Written request
Write out all of the records precisely. Skip anything that is a picture.

Figure scripts
——————————
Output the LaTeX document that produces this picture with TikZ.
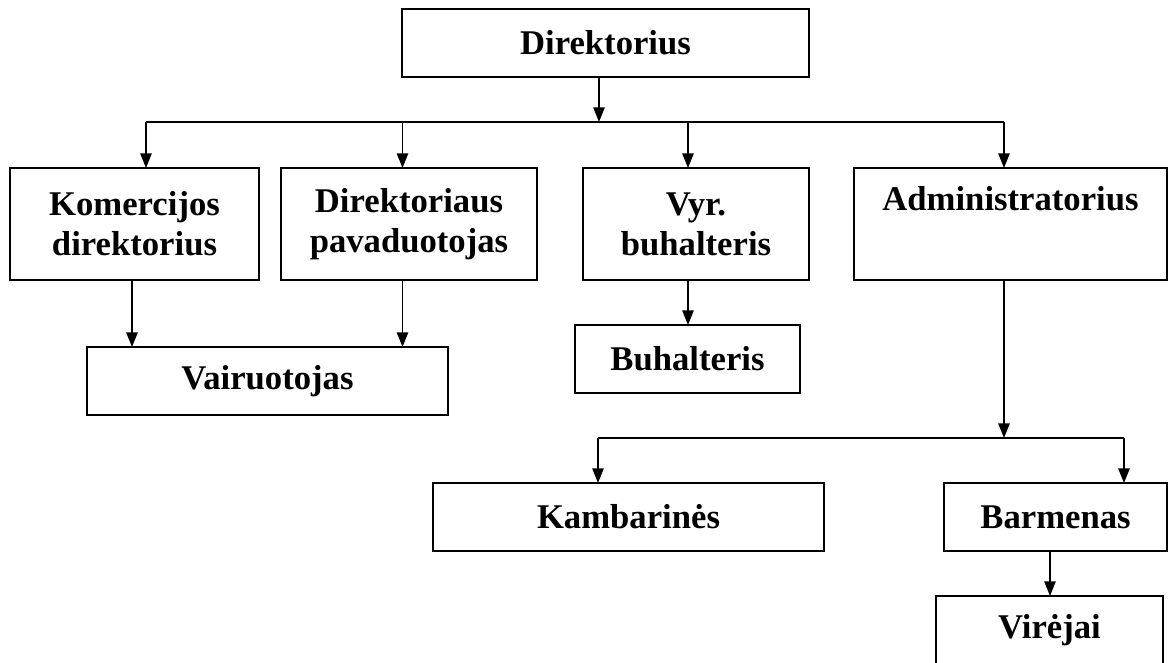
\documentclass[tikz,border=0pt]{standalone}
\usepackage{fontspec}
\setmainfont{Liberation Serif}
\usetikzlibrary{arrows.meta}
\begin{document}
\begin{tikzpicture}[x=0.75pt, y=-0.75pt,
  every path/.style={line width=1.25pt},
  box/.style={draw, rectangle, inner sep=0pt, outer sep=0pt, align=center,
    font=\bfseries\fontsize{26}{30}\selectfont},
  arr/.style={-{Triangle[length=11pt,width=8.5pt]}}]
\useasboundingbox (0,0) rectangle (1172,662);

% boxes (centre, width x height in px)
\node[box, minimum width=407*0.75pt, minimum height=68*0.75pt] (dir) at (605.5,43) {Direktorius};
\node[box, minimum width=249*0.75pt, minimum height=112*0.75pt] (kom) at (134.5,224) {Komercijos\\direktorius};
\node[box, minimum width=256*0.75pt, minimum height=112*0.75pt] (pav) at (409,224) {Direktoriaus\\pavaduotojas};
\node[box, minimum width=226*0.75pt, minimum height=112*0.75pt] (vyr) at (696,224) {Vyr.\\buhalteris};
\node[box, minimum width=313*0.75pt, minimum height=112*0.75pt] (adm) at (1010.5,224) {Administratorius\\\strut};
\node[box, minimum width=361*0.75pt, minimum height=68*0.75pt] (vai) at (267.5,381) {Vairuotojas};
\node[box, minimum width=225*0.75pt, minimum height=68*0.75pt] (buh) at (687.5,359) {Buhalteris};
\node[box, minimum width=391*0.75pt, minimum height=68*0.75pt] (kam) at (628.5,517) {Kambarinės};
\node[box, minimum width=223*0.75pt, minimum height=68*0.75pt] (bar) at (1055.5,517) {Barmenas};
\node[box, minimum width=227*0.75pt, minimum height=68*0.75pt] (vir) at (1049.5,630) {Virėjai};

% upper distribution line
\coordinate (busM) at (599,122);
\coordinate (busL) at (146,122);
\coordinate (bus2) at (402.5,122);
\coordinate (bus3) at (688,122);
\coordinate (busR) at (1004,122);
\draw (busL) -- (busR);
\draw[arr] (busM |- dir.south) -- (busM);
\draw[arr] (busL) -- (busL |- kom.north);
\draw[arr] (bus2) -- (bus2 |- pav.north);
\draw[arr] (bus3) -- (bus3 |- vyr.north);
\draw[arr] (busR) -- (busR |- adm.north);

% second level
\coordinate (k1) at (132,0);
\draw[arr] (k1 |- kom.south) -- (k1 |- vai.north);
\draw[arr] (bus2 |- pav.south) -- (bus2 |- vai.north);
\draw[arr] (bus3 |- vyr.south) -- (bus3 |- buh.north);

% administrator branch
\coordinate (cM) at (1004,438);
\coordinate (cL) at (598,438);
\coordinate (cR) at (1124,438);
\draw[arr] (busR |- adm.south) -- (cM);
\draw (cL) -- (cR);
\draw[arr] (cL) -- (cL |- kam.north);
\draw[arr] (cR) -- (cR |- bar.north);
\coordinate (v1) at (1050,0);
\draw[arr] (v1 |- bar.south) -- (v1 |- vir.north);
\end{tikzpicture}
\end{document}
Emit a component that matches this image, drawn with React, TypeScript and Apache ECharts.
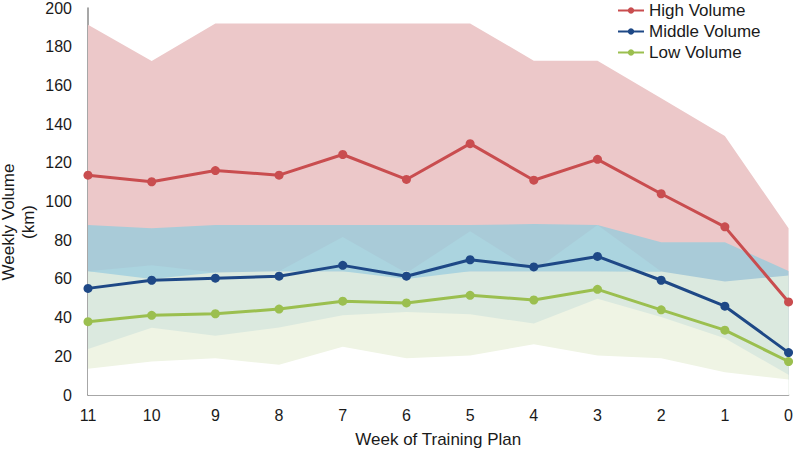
——————————
Reply
Output the LaTeX document that produces this picture with TikZ.
\documentclass[tikz,border=0pt]{standalone}
\usepackage{fontspec}
\setmainfont{Liberation Serif}
\usetikzlibrary{arrows.meta}
\begin{document}
\begin{tikzpicture}[x=0.75pt, y=-0.75pt,
  every path/.style={line width=1.25pt},
  box/.style={draw, rectangle, inner sep=0pt, outer sep=0pt, align=center,
    font=\bfseries\fontsize{26}{30}\selectfont},
  arr/.style={-{Triangle[length=11pt,width=8.5pt]}}]
\useasboundingbox (0,0) rectangle (1172,662);

% boxes (centre, width x height in px)
\node[box, minimum width=407*0.75pt, minimum height=68*0.75pt] (dir) at (605.5,43) {Direktorius};
\node[box, minimum width=249*0.75pt, minimum height=112*0.75pt] (kom) at (134.5,224) {Komercijos\\direktorius};
\node[box, minimum width=256*0.75pt, minimum height=112*0.75pt] (pav) at (409,224) {Direktoriaus\\pavaduotojas};
\node[box, minimum width=226*0.75pt, minimum height=112*0.75pt] (vyr) at (696,224) {Vyr.\\buhalteris};
\node[box, minimum width=313*0.75pt, minimum height=112*0.75pt] (adm) at (1010.5,224) {Administratorius\\\strut};
\node[box, minimum width=361*0.75pt, minimum height=68*0.75pt] (vai) at (267.5,381) {Vairuotojas};
\node[box, minimum width=225*0.75pt, minimum height=68*0.75pt] (buh) at (687.5,359) {Buhalteris};
\node[box, minimum width=391*0.75pt, minimum height=68*0.75pt] (kam) at (628.5,517) {Kambarinės};
\node[box, minimum width=223*0.75pt, minimum height=68*0.75pt] (bar) at (1055.5,517) {Barmenas};
\node[box, minimum width=227*0.75pt, minimum height=68*0.75pt] (vir) at (1049.5,630) {Virėjai};

% upper distribution line
\coordinate (busM) at (599,122);
\coordinate (busL) at (146,122);
\coordinate (bus2) at (402.5,122);
\coordinate (bus3) at (688,122);
\coordinate (busR) at (1004,122);
\draw (busL) -- (busR);
\draw[arr] (busM |- dir.south) -- (busM);
\draw[arr] (busL) -- (busL |- kom.north);
\draw[arr] (bus2) -- (bus2 |- pav.north);
\draw[arr] (bus3) -- (bus3 |- vyr.north);
\draw[arr] (busR) -- (busR |- adm.north);

% second level
\coordinate (k1) at (132,0);
\draw[arr] (k1 |- kom.south) -- (k1 |- vai.north);
\draw[arr] (bus2 |- pav.south) -- (bus2 |- vai.north);
\draw[arr] (bus3 |- vyr.south) -- (bus3 |- buh.north);

% administrator branch
\coordinate (cM) at (1004,438);
\coordinate (cL) at (598,438);
\coordinate (cR) at (1124,438);
\draw[arr] (busR |- adm.south) -- (cM);
\draw (cL) -- (cR);
\draw[arr] (cL) -- (cL |- kam.north);
\draw[arr] (cR) -- (cR |- bar.north);
\coordinate (v1) at (1050,0);
\draw[arr] (v1 |- bar.south) -- (v1 |- vir.north);
\end{tikzpicture}
\end{document}
Emit a component that matches this image, drawn with React, TypeScript and Apache ECharts.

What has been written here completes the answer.